I found this post by an ex-MS, now google, employee, interesting- he talks about how a patch by a google employee gets to users within days, while a patch by MS core OS employees sits around for years. I know corporate types claim to hate regular updates, but they are growing increasingly accepting of them in a web context, and it seems like linux distros have the ability (if they tried) to offer regular, quick, well-tested fixes. It obviously isn’t something that has commercial potential right now, but I’m surprised no one is at least testing it/poking at the idea (as far as I know), given that everyone has the (non-QA) infrastructure for it.
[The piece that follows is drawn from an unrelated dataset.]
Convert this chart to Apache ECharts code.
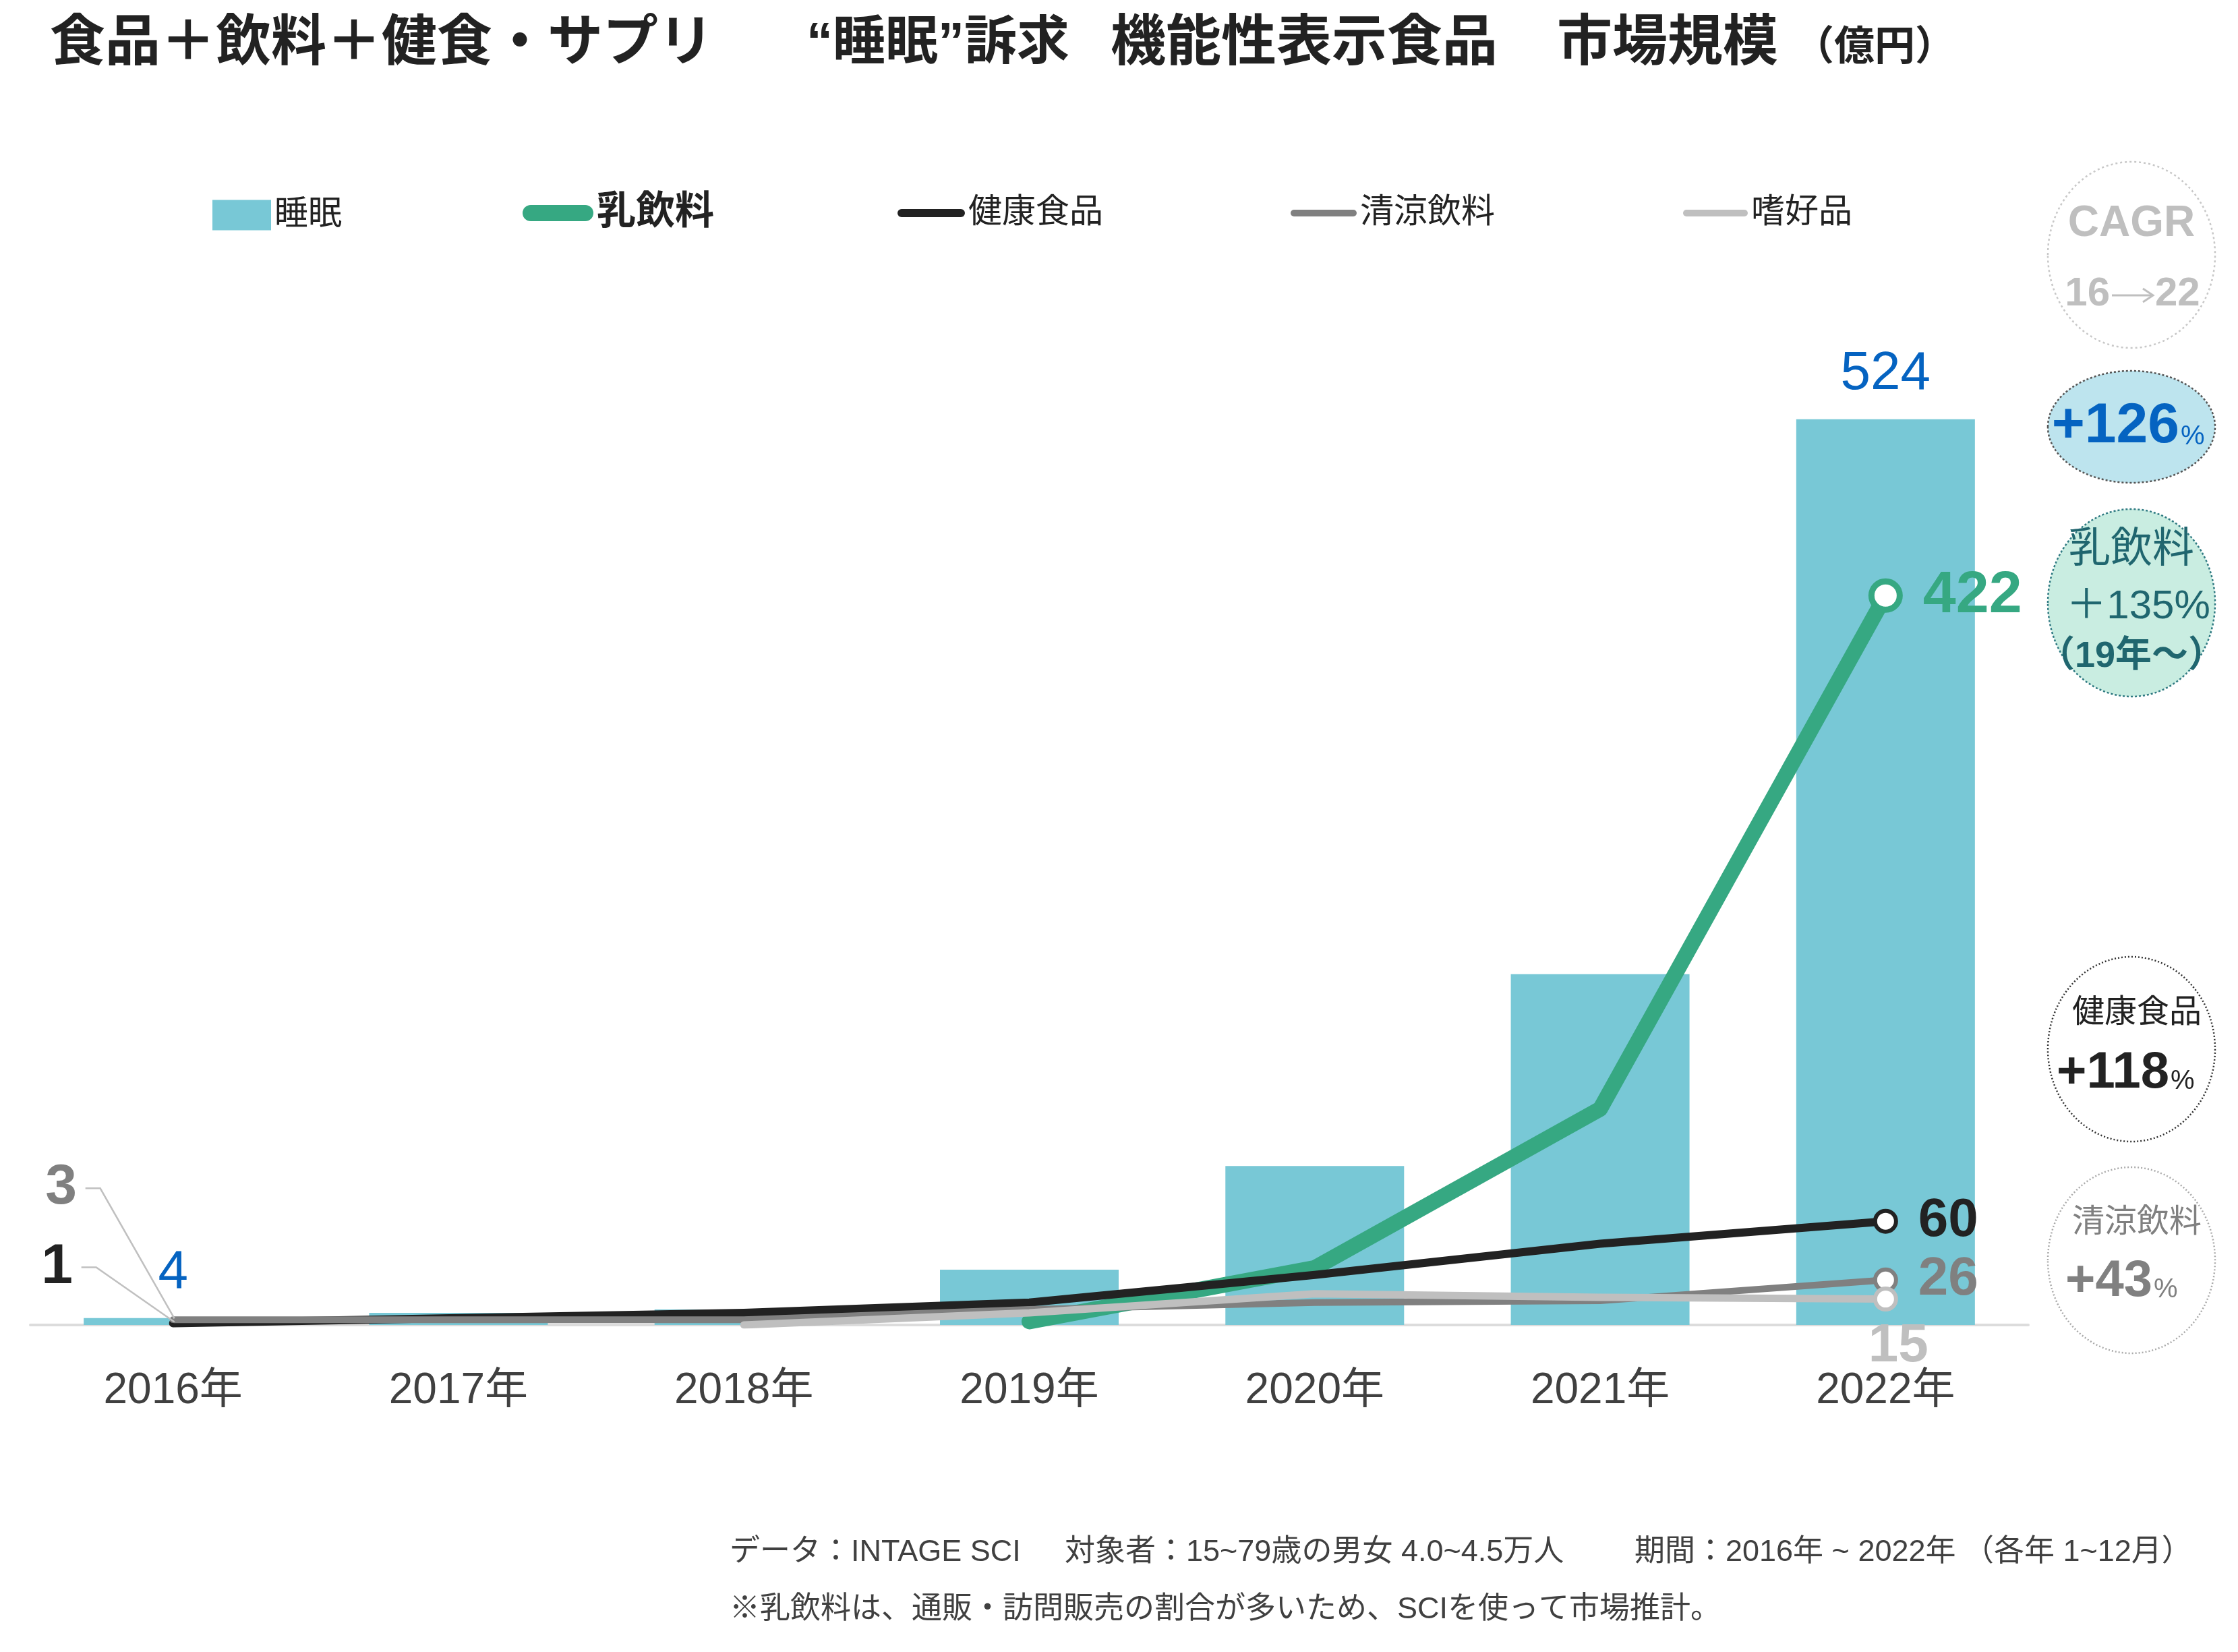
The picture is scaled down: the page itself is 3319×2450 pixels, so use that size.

On a less idle note, I hate it when people have an opportunity to participate in something, are well aware it is going on, and instead of participating, just go and shit on the outcome. I know people are busy, but… c’mon. At least be constructive, like Bryan. Thanks, Bryan. :)
On a more constructive note of my own, I’ve checked in the tiny little bit of microtinder work I once did (I’m going to try to get it running again for 2.11, but not any time in the very short-term future) and dumped a big pile of liveCD stuff into CVS too, in livecd-project. Hopefully that’ll help those move forward and proof them against drive crashes and such.
 Well, not well-tested, but LDTP + staged dogfooding could in theory alleviate big chunks, if not all, of that problem.